The 80/20 Issue and Being An Expert To Get To The Next Level

by seanlow on April 23, 2018

The 80/20 Issue

The 80/20 issue is from Vilfredo Pareto and dates back to 1906.  He was writing about wealth and said that eighty percent of the wealth is held by twenty percent of the people.  FYI, in the U.S. today it is closer to ninety percent, but that is a topic for another day.

The Pareto rule has been applied everywhere and has deep applications for your creative business.  For those of you who have various levels of service and/or products, my guess is that you are living today with an 80/20 issue.  Yes, twenty percent of your clients generate eighty percent of your revenue (and probably profits).  If you jettisoned eighty percent of your clients you would only lose twenty percent of your business.  You would gain a TON in extra time for not much lost in revenue/profits.

The math is easy.  Break up your business into segments that matter to you.  Let us say project cost buckets.  Then list number of projects for the bucket and gross revenue for all projects in the bucket. If you can easily figure it out, list net revenue for each bucket.  You will likely see your 80/20 issue staring you in the face.

Now to work on the solution.  Of course, you want to minimize the bottom.  So set a floor for the bottom ten percent at a price or minimum ten percent higher than the bucket.  If the bottom ten percent of your creative business by number of clients generates five percent of your revenue then you would set the minimum project cost at ten percent higher than this bucket.  This is business you can absolutely afford to lose without blinking an eye.  And you should.

Moving up the ladder, if there is business that you need but do not necessarily find vital (i.e., just below your sweet spot), the goal has to be to narrow the range to drive this client into your sweet spot for this area of your business.  Ironically, this means capping options for this client.  Say you are a florist and your sweet spot starts at $7,000 for a project but you are consistently at $4,500 to $6,500, you would want to possibly raise your minimum here to $5,500 but offer nothing in excess of $8,000.  If they wanted to spend more than $8,000, they would have to jump to another category — say one that starts at $12,000.  This creates a no-fly zone where effectively you offer nothing between $8,000 and $12,000.

For the most part, my answer to any 80/20 issue is to create the “no-fly zone” where your creative business offers nothing in this area so that clients will remain where they find the most value and your creative business earns the most. When clients cannot tell which category they are in, the tend to go for the margin.  What this means is that all things will push to the bottom and create an 80/20 problem.  With distinct offerings created by a no-fly zone, value will separated accordingly.  Think of it this way, ready-to-wear versus couture.  Ready-to-wear depends on knowledge of existing inventory, couture on customization.  If prices and process are too close, the expectation will be for ready-to-wear to receive couture value while those willing to pay for couture will disappear, leaving couture to get cheaper and cheaper.  Hello 80/20.

 

Being An Expert To Get To The Next Level

If you know what you are deeply passionate about as an artist and creative business owner (and assuming you have talent), inevitably you will go deeper and farther than most in that one thing.  Not just the topic, but your area of the topic.  Not just floral design, but maybe neo classic floral design in Texas.  Of course, your interests may expand beyond the one thing, however the one thing will always be your core.  You must then own the space, put yourself out there as the expert you are and talk to those that care.

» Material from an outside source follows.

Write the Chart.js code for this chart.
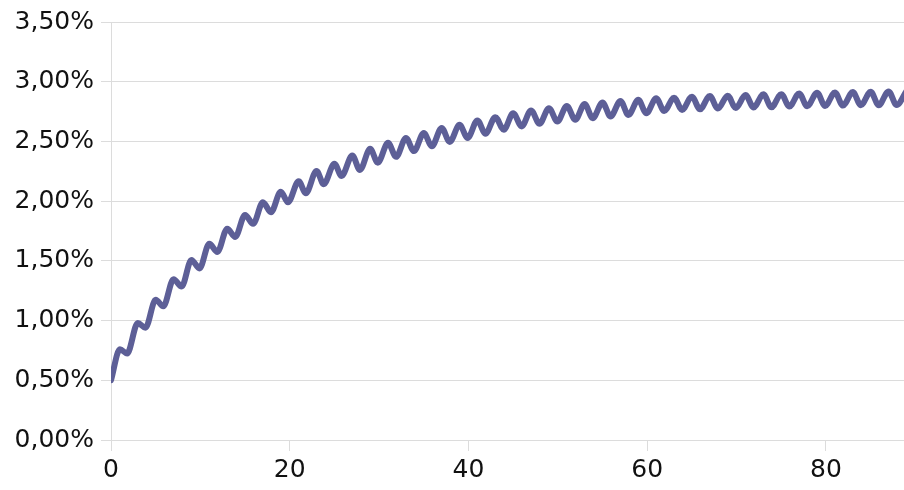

Of course, those that care will come in waves.  When gay marriage became the law of the land, interest in how to best design and produce gay weddings peaked.  Now that we are a few years in, the depth of caring has waned.  Does this mean you have to pivot to another topic to remain relevant?  I do not think so.  It just means you too have to evolve, to go deeper into what you love, resonate more intensely with those that still care.  The facts of what you know never matter as much as your willingness to ever deeper.

The caveat, of course, is if you became the expert because you saw opportunity more than you believed in the purpose of the topic.  Then, when the spotlight fades and others are moving on to the next “it” topic you will inevitably feel left behind.  If that is you, it is never too late to delve into the one thing you are truly passionate about.

The global answer though is, yes, you have to become an expert, the expert, in what you stand for.  You must become the teacher both to your industry and to your clients.  You do it because there will be trust, faith that you care enough to deliver on what matters most to those listening.  Do not do it for the money.  The money may come but it will only be as a result of authenticity not the other way around.

Here is the thing, if you are not willing to share what you know, what drives you, with your world, why should we trust you?  Your portfolio will only speak for itself if you give us context.  That means you have to step into yourself and own your world.  Give us something to believe in and we will.  Whether that is an audience of one or millions, it does not matter, doing the work day after day after day does.